Pour lui, les arguments du parquet ne sont pas fondés, dans la mesure où, argue-t-il, ‘’les biens saisis dépassent le montant du préjudice, et la finalité de la consignation, c’est de sécuriser les deniers de l’Etat’’. ‘’Le but du cautionnement, c’est de garantir le remboursement, en cas de condamnation’’, renchérit un de ses confrères qui qualifie ‘’d’aberration les arguments du parquet’’. Parce que, selon les arguments de l’avocat, la Cour d’appel a rendu, il y a quelque temps, un arrêt accordant la liberté provisoire à une personne inculpée pour détournement de deniers publics. Pour ce cas, l’Etat a même inscrit une hypothèque sur l’immeuble qui a servi de cautionnement. Au-delà de ces arguments, les avocats relèvent qu’Aïda Ndiongue est dans l’impossibilité de cautionner, du fait que tout son patrimoine est saisi. Par conséquent, Me Kane considère que la loi doit être interprétée dans un sens favorable à la prévenue.

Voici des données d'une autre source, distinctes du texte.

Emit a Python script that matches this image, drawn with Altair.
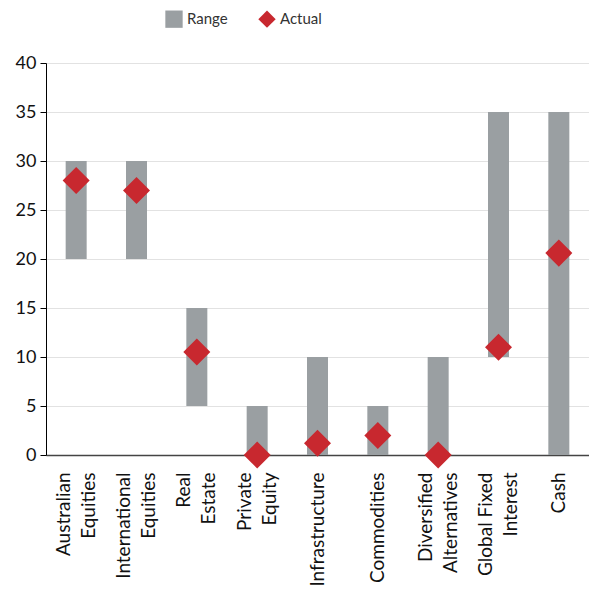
import altair as alt
import pandas as pd

categories = ["Australian Equities", "International Equities", "Real Estate", "Private Equity",
              "Infrastructure", "Commodities", "Diversified Alternatives", "Global Fixed Interest", "Cash"]
range_low = [20, 20, 5, 0, 0, 0, 0, 10, 0]
range_high = [30, 30, 15, 5, 10, 5, 10, 35, 35]
actual = [28, 27, 10.5, 0, 1.2, 2, 0, 11, 20.6]

df = pd.DataFrame({
    "category": categories,
    "low": range_low,
    "high": range_high,
    "actual": actual,
    "s_range": ["Range"] * len(categories),
    "s_actual": ["Actual"] * len(categories),
})

FONT = "Lato"
GRAY = "#9a9fa2"
RED = "#c8282f"

color_scale = alt.Scale(domain=["Range", "Actual"], range=[GRAY, RED])
shape_scale = alt.Scale(domain=["Range", "Actual"], range=["square", "diamond"])

label_expr = ("datum.label == 'Global Fixed Interest' ? ['Global Fixed', 'Interest'] : "
              "datum.label == 'Diversified Alternatives' ? ['Diversified', 'Alternatives'] : "
              "split(datum.label, ' ')")

single_test = "indexof(['Infrastructure', 'Commodities', 'Cash'], datum.label) >= 0"

x_enc = alt.X("category:N", sort=categories, title=None,
              scale=alt.Scale(paddingInner=0, paddingOuter=0),
              axis=alt.Axis(labelAngle=-90, labelAlign="right", labelBaseline="middle",
                            labelExpr=label_expr, labelLineHeight=25, labelFontSize=19,
                            labelOffset={"condition": {"test": single_test, "value": 0}, "value": -12.5},
                            labelPadding=17, ticks=False, domainColor="#444444",
                            domainWidth=1.5, labelColor="#111111", labelFont=FONT, grid=False))

legend = alt.Legend(orient="none", legendX=119, legendY=-53, direction="horizontal",
                    title=None, symbolSize=300, labelFontSize=15, labelFont=FONT,
                    labelColor="#333333", columnPadding=30, symbolStrokeWidth=0,
                    symbolType="square")

bars = alt.Chart(df).mark_bar(size=21).encode(
    x=x_enc,
    y=alt.Y("low:Q", title=None, scale=alt.Scale(domain=[0, 40]),
            axis=alt.Axis(values=list(range(0, 45, 5)), tickSize=6, tickColor="#000000",
                          domainColor="#000000", labelFontSize=18, labelFont=FONT,
                          labelColor="#111111", labelPadding=4, gridColor="#e2e2e2")),
    y2="high:Q",
    color=alt.Color("s_range:N", scale=color_scale, legend=legend),
)

points = alt.Chart(df).mark_point(filled=True, size=730, opacity=1).encode(
    x=alt.X("category:N", sort=categories),
    y=alt.Y("actual:Q"),
    color=alt.Color("s_actual:N", scale=color_scale, legend=legend),
    shape=alt.Shape("s_actual:N", scale=shape_scale, legend=legend),
)

chart = alt.layer(bars, points).properties(
    width=543, height=392,
    autosize=alt.AutoSizeParams(type="none"),
    padding={"left": 46, "top": 63, "right": 0, "bottom": 146},
).configure_view(stroke=None).configure(font=FONT)

chart.save("out.html", embed_options={"renderer": "svg", "actions": False})
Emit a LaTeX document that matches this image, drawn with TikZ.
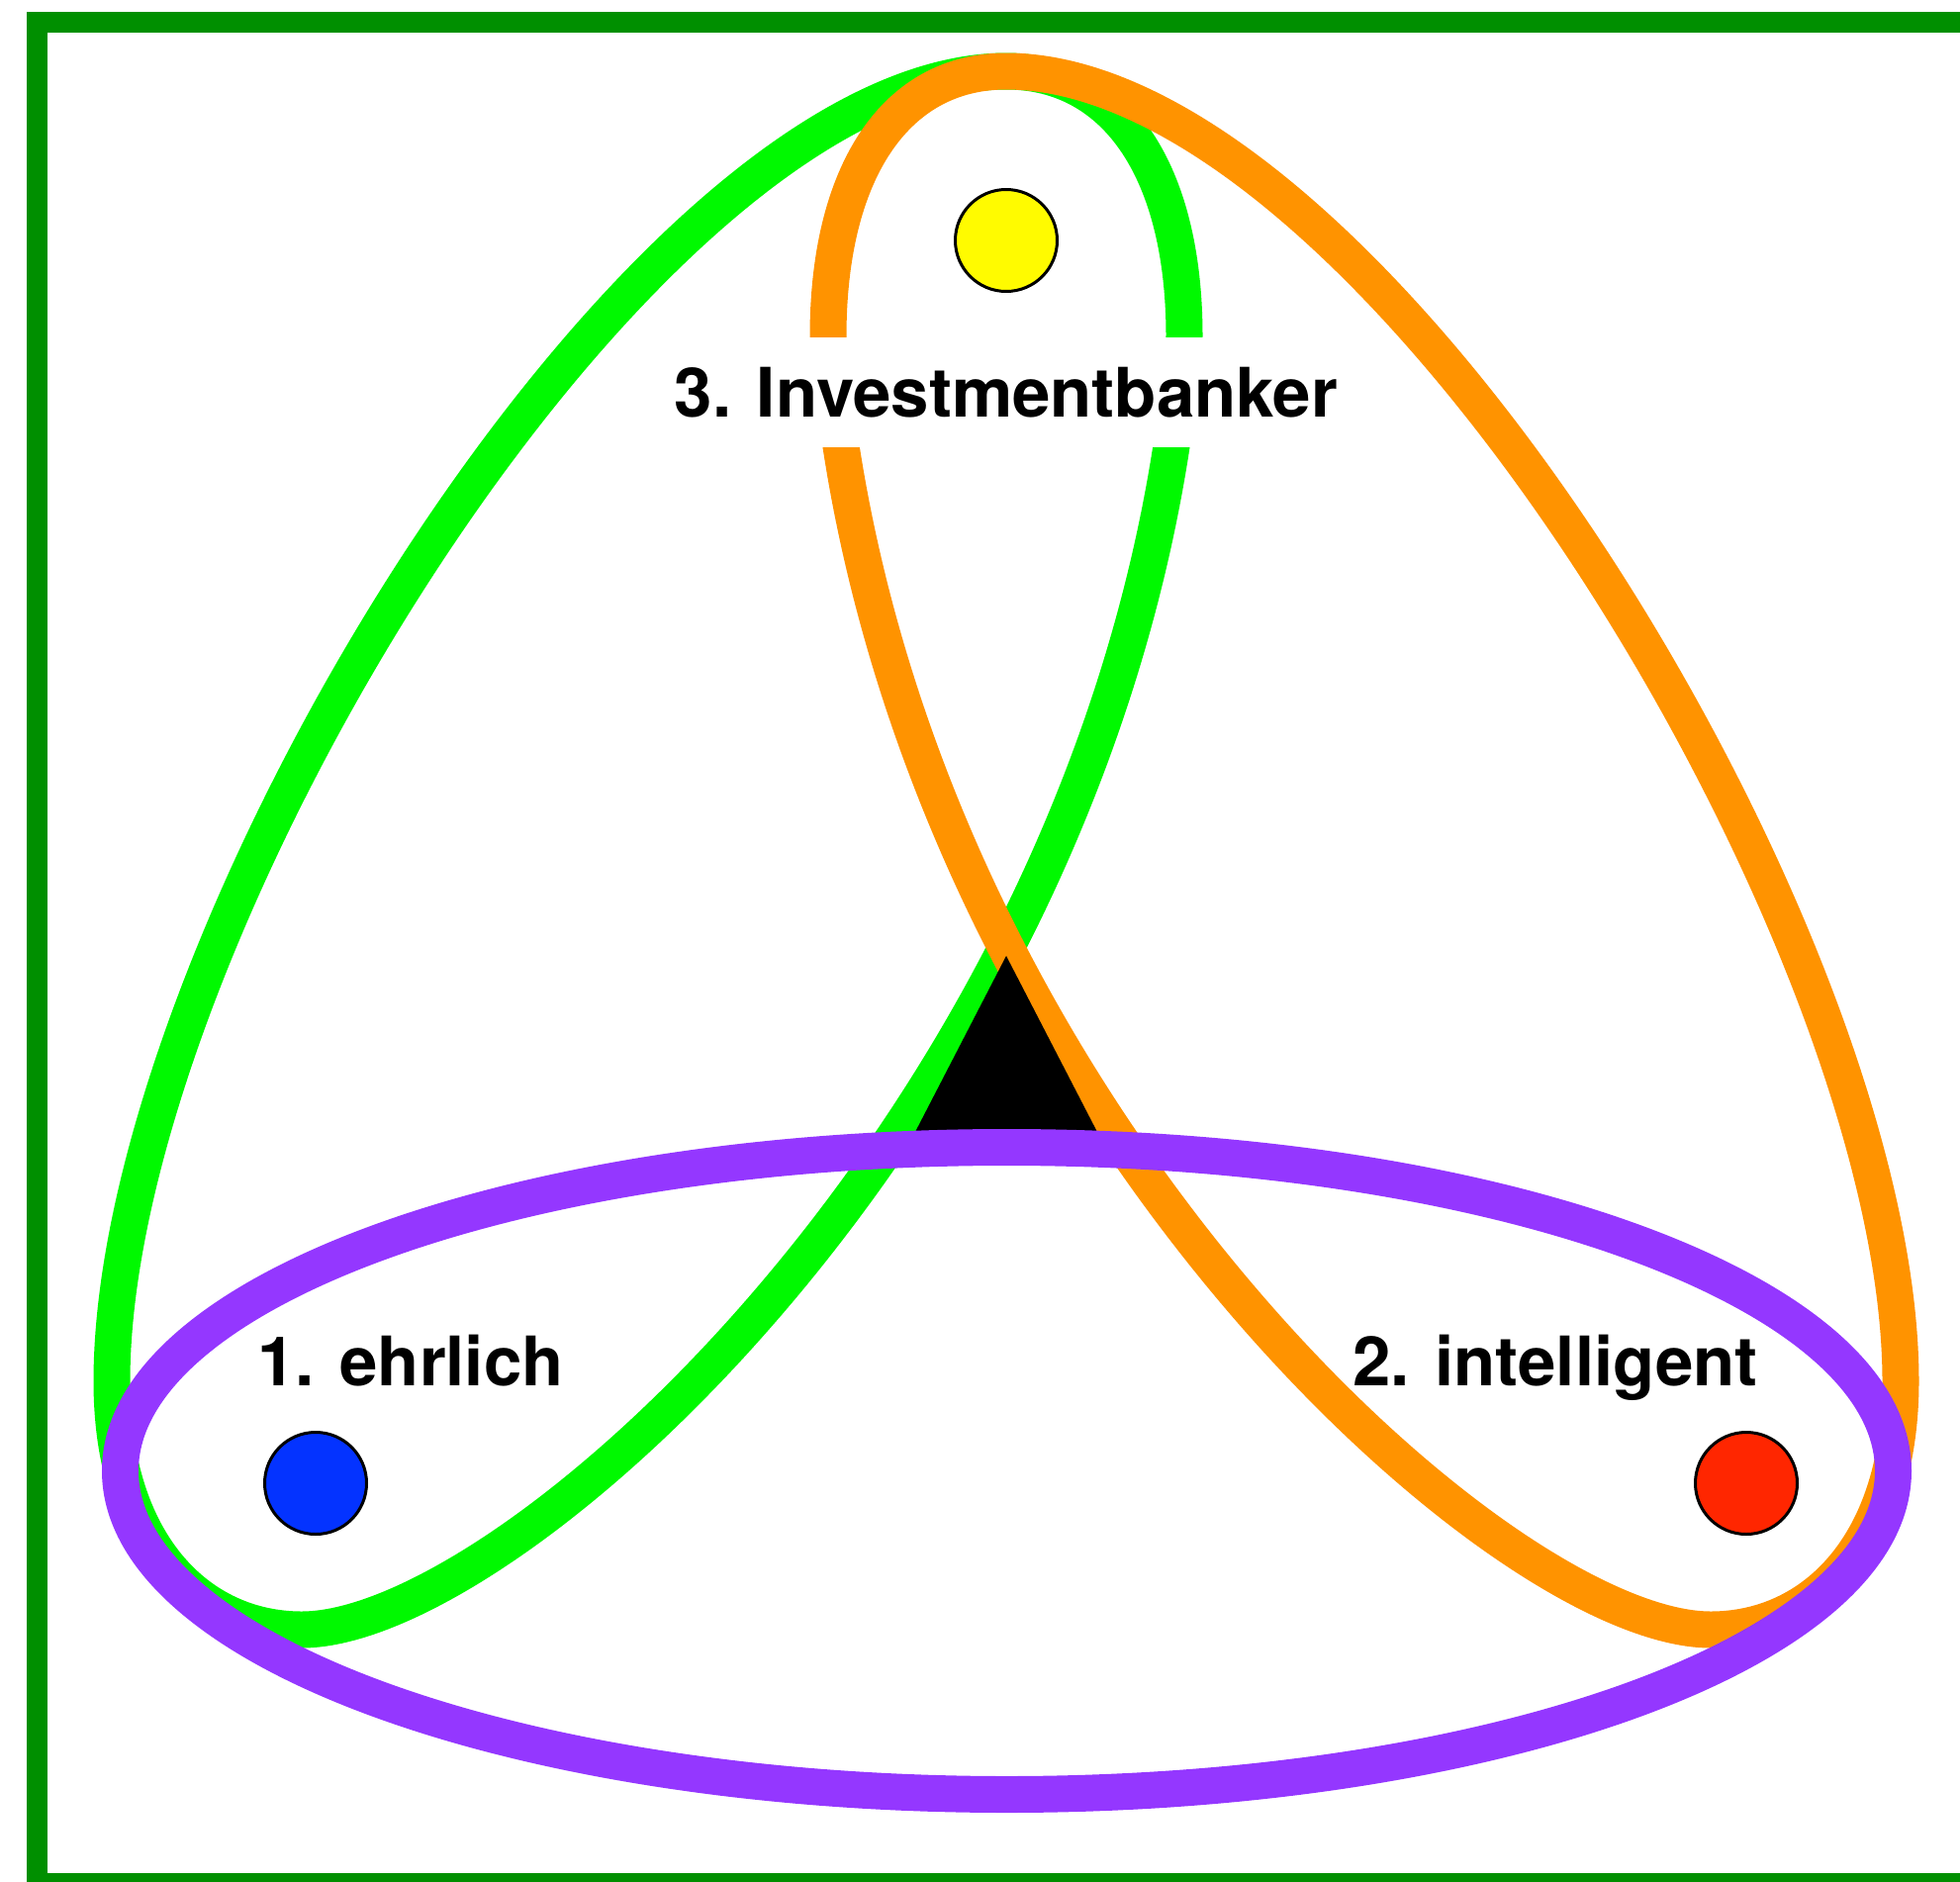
\documentclass[tikz,border=0pt]{standalone}
\usepackage{fontspec}
\setmainfont{TeX Gyre Heros}
\definecolor{clover}{HTML}{008F00}
\definecolor{spring}{HTML}{00F900}
\definecolor{tangerine}{HTML}{FF9300}
\definecolor{grape}{HTML}{9437FF}
\definecolor{blueberry}{HTML}{0433FF}
\definecolor{maraschino}{HTML}{FF2600}
\definecolor{lemon}{HTML}{FFFB00}
\tikzset{
  band/.style={line width=37pt, line join=round},
  dot/.style={circle, draw=black, line width=3pt, minimum size=103pt, inner sep=0pt},
  lbl/.style={font=\bfseries\fontsize{69}{80}\selectfont, text=black, inner sep=0pt},
}
\begin{document}
\begin{tikzpicture}[x=1pt, y=-1pt]
\useasboundingbox (0,0) rectangle (1981,1901);
\clip (0,0) rectangle (1981,1901);
% frame
\draw[clover, line width=21pt] (37.5,22.5) rectangle (2010,1903.5);
% green loop
\draw[band, spring] (1197,340) .. controls (1197,174) and (1129,72) .. (1017,72)
  .. controls (647,72) and (113,946) .. (113,1396)
  .. controls (113,1560) and (200,1647) .. (305,1647)
  .. controls (525,1647) and (1137,1090) .. cycle;
% orange loop (mirror image)
\begin{scope}[shift={(2034,0)}, xscale=-1]
\draw[band, tangerine] (1197,340) .. controls (1197,174) and (1129,72) .. (1017,72)
  .. controls (647,72) and (113,946) .. (113,1396)
  .. controls (113,1560) and (200,1647) .. (305,1647)
  .. controls (525,1647) and (1137,1090) .. cycle;
\end{scope}
% black triangle
\fill[black] (1017,966) -- (925,1144) -- (1109,1144) -- cycle;
% purple ellipse
\draw[band, grape] (1017.5,1486.5) ellipse [x radius=896pt, y radius=327pt];
% dots
\node[dot, fill=lemon] (ydot) at (1017,243) {};
\node[dot, fill=blueberry] (bdot) at (319,1499) {};
\node[dot, fill=maraschino] (rdot) at (1765,1499) {};
% labels
\node[lbl, fill=white, text height=50pt, text depth=0pt, inner xsep=15pt, inner ysep=30.5pt] (l3) at (1017,396) {3. Investmentbanker};
\node[lbl, anchor=base] (l1) at (415,1400) {1. ehrlich};
\node[lbl, anchor=base] (l2) at (1572,1400) {2. intelligent};
\end{tikzpicture}
\end{document}
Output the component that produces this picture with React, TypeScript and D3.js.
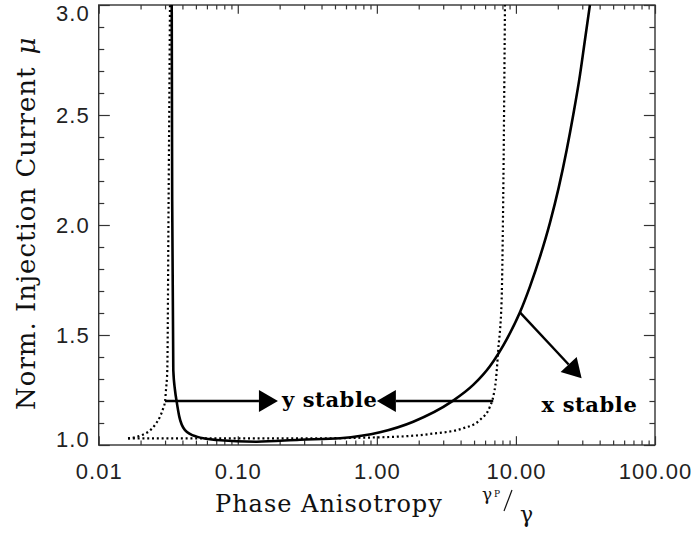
import { useEffect, useRef } from 'react'
import * as d3 from 'd3'

// log x axis (gamma_p / gamma), linear y axis (mu)
const X_TICKS = [0.01, 0.1, 1, 10, 100]
const X_TICK_LABELS = ['0.01', '0.10', '1.00', '10.00', '100.00']
const Y_TICKS = [1.0, 1.5, 2.0, 2.5, 3.0]
const Y_TICK_LABELS = ['1.0', '1.5', '2.0', '2.5', '3.0']

// solid boundary
const SOLID_X = [0.0335, 0.03376, 0.03438, 0.03536, 0.03636, 0.03797, 0.04173, 0.0506, 0.0705, 0.1368, 0.28, 0.543, 1.053, 1.827, 3.449, 4.93, 6.5, 8.58, 10.69, 12.61, 14.88, 17.56, 20.3, 23.15, 25.82, 28.85, 31.33, 34.04]
const SOLID_MU = [3.0, 2.114, 1.341, 1.25, 1.197, 1.129, 1.068, 1.038, 1.023, 1.015, 1.024, 1.031, 1.058, 1.106, 1.197, 1.273, 1.358, 1.48, 1.603, 1.72, 1.855, 2.01, 2.17, 2.34, 2.5, 2.68, 2.84, 3.0]

// dotted boundary, left hook
const DOT_LEFT_X = [0.01625, 0.01679, 0.02037, 0.02273, 0.0254, 0.02759, 0.02913, 0.02996, 0.03046, 0.03113, 0.0318, 0.03255]
const DOT_LEFT_MU = [1.03, 1.031, 1.045, 1.06, 1.091, 1.129, 1.168, 1.197, 1.25, 1.341, 2.1, 3.0]

// dotted boundary, bottom and right branch
const DOT_RIGHT_X = [0.01625, 0.0535, 0.28, 1.053, 2.408, 4.18, 5.51, 6.5, 6.87, 7.18, 7.46, 7.89, 8.1, 8.34]
const DOT_RIGHT_MU = [1.03, 1.03, 1.03, 1.035, 1.05, 1.076, 1.114, 1.174, 1.22, 1.295, 1.432, 1.659, 2.114, 3.0]

// annotations: [x0, mu0, x1(tip), mu1(tip)]
const ARROWS = [
  [0.02996, 1.2, 0.1945, 1.2],
  [6.87, 1.2, 1.0, 1.2],
  [10.69, 1.603, 29.67, 1.303],
]
const LABELS = [
  { text: 'y stable', x: 0.2079, mu: 1.172 },
  { text: 'x stable', x: 15.3, mu: 1.151 },
]

export default function App() {
  const ref = useRef<SVGSVGElement>(null)

  useEffect(() => {
    const W = 696, H = 533
    const M = { top: 5, right: 41, bottom: 88, left: 98.7 }
    const iw = W - M.left - M.right
    const ih = H - M.top - M.bottom

    const svg = d3.select(ref.current)
    svg.selectAll('*').remove()

    const x = d3.scaleLog().domain([0.01, 100]).range([M.left, W - M.right])
    const y = d3.scaleLinear().domain([1, 3]).range([H - M.bottom, M.top])

    const xMinor: number[] = []
    for (let i = 0; i < 4; i++) for (let k = 2; k <= 9; k++) xMinor.push(k * X_TICKS[i])
    const yMinor = d3.range(11, 30).map(v => v / 10).filter(v => Math.abs(v * 2 - Math.round(v * 2)) > 1e-6)

    const xTL = ih * 0.02, yTL = iw * 0.02
    const axisColor = '#333'
    const tickFont = '"Liberation Sans", Arial, sans-serif'

    const style = (s: any) => {
      s.select('.domain').remove()
      s.selectAll('line').attr('stroke', axisColor).attr('stroke-width', 1.2)
      s.selectAll('text').attr('fill', '#222').attr('font-family', tickFont).attr('font-size', 22).attr('letter-spacing', 1)
    }

    // bottom
    svg.append('g').attr('transform', `translate(0,${H - M.bottom})`)
      .call(d3.axisBottom(x).tickValues(X_TICKS).tickFormat((d, i) => X_TICK_LABELS[i]).tickSizeInner(-xTL).tickSizeOuter(0).tickPadding(18))
      .call(style)
    svg.append('g').attr('transform', `translate(0,${H - M.bottom})`)
      .call(d3.axisBottom(x).tickValues(xMinor).tickFormat(() => '').tickSizeInner(-xTL / 2).tickSizeOuter(0))
      .call(style)
    // top
    svg.append('g').attr('transform', `translate(0,${M.top})`)
      .call(d3.axisTop(x).tickValues(X_TICKS).tickFormat(() => '').tickSizeInner(-xTL).tickSizeOuter(0))
      .call(style)
    svg.append('g').attr('transform', `translate(0,${M.top})`)
      .call(d3.axisTop(x).tickValues(xMinor).tickFormat(() => '').tickSizeInner(-xTL / 2).tickSizeOuter(0))
      .call(style)
    // left
    const yl = svg.append('g').attr('transform', `translate(${M.left},0)`)
      .call(d3.axisLeft(y).tickValues(Y_TICKS).tickFormat((d, i) => Y_TICK_LABELS[i]).tickSizeInner(-yTL).tickSizeOuter(0).tickPadding(9))
      .call(style)
    yl.selectAll('text').attr('transform', (d: any) => d === 3 ? 'translate(0,8)' : d === 1 ? 'translate(0,-6)' : null)
    svg.append('g').attr('transform', `translate(${M.left},0)`)
      .call(d3.axisLeft(y).tickValues(yMinor).tickFormat(() => '').tickSizeInner(-yTL / 2).tickSizeOuter(0))
      .call(style)
    // right
    svg.append('g').attr('transform', `translate(${W - M.right},0)`)
      .call(d3.axisRight(y).tickValues(Y_TICKS).tickFormat(() => '').tickSizeInner(-yTL).tickSizeOuter(0))
      .call(style)
    svg.append('g').attr('transform', `translate(${W - M.right},0)`)
      .call(d3.axisRight(y).tickValues(yMinor).tickFormat(() => '').tickSizeInner(-yTL / 2).tickSizeOuter(0))
      .call(style)

    svg.append('rect')
      .attr('x', M.left).attr('y', M.top).attr('width', iw).attr('height', ih)
      .attr('fill', 'none').attr('stroke', axisColor).attr('stroke-width', 1.4)

    const line = d3.line<[number, number]>()
      .x(d => x(d[0])).y(d => y(d[1]))
      .curve(d3.curveMonotoneX)

    const clip = svg.append('clipPath').attr('id', 'plot-clip')
    clip.append('rect').attr('x', M.left).attr('y', M.top - 1).attr('width', iw).attr('height', ih + 1)
    const plot = svg.append('g').attr('clip-path', 'url(#plot-clip)')

    plot.append('path')
      .datum(SOLID_X.map((v, i) => [v, SOLID_MU[i]] as [number, number]))
      .attr('fill', 'none').attr('stroke', '#000').attr('stroke-width', 2.6)
      .attr('d', line)

    ;[[DOT_LEFT_X, DOT_LEFT_MU], [DOT_RIGHT_X, DOT_RIGHT_MU]].forEach(([xs, ms]) => {
      plot.append('path')
        .datum(xs.map((v, i) => [v, ms[i]] as [number, number]))
        .attr('fill', 'none').attr('stroke', '#000').attr('stroke-width', 2.2)
        .attr('stroke-dasharray', '2,2.8')
        .attr('d', line)
    })

    // arrows
    ARROWS.forEach(([ax0, am0, ax1, am1]) => {
      const x0 = x(ax0), y0 = y(am0), x1 = x(ax1), y1 = y(am1)
      const ang = Math.atan2(y1 - y0, x1 - x0)
      const hl = 19, hw = 11
      const bx = x1 - hl * Math.cos(ang), by = y1 - hl * Math.sin(ang)
      svg.append('line')
        .attr('x1', x0).attr('y1', y0).attr('x2', bx).attr('y2', by)
        .attr('stroke', '#000').attr('stroke-width', 2.4)
      const px = -Math.sin(ang), py = Math.cos(ang)
      svg.append('path')
        .attr('d', `M${x1},${y1}L${bx + hw * px},${by + hw * py}L${bx - hw * px},${by - hw * py}Z`)
        .attr('fill', '#000')
    })

    const serif = '"DejaVu Serif", "Liberation Serif", serif'
    LABELS.forEach(l => {
      svg.append('text')
        .attr('x', x(l.x)).attr('y', y(l.mu))
        .attr('font-family', serif).attr('font-size', 21).attr('font-weight', 'bold')
        .attr('letter-spacing', 0.6)
        .attr('fill', '#000')
        .text(l.text)
    })

    // axis titles
    svg.append('text')
      .attr('x', 215).attr('y', 512)
      .attr('font-family', serif).attr('font-size', 24).attr('letter-spacing', 1).attr('fill', '#111')
      .text('Phase Anisotropy')

    const gl = svg.append('g').attr('font-family', serif).attr('fill', '#111')
    gl.append('text').attr('x', 482).attr('y', 500).attr('font-size', 17).text('γ')
    gl.append('text').attr('x', 494).attr('y', 497).attr('font-size', 9).text('P')
    gl.append('line').attr('x1', 512).attr('y1', 490).attr('x2', 504).attr('y2', 511)
      .attr('stroke', '#111').attr('stroke-width', 1.2)
    gl.append('text').attr('x', 520).attr('y', 522).attr('font-size', 22).text('γ')

    const yt = svg.append('text')
      .attr('transform', `translate(35,410) rotate(-90)`)
      .attr('font-family', serif).attr('font-size', 26).attr('letter-spacing', 1).attr('fill', '#111')
    yt.append('tspan').text('Norm. Injection Current')
    yt.append('tspan').attr('dx', 12).attr('font-style', 'italic').text('μ')
  }, [])

  return (
    <svg ref={ref} width={696} height={533}
      style={{ position: 'absolute', left: 0, top: 0, background: '#fff', display: 'block' }} />
  )
}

Quoi qu’il en soit, liberté provisoire ou pas, le plus important demeure, pour l’un des avocats d’Aïda Ndiongue, la relaxe pure et simple de leur cliente. ‘’Il ne sert à rien qu’elle bénéficie d’une liberté provisoire et qu’elle soit condamnée ensuite’’, déclare un avocat. Mieux, la robe noire souffle que c’est dans l’intérêt de la libérale de ne pas bénéficier d’une liberté provisoire, avant son jugement. L’avocat craint le cas Mouhamadou Lamine Massaly maintenu en prison à cause du parquet qui a fait appel à la décision de mise en liberté provisoire rendue par le juge des flagrants délits.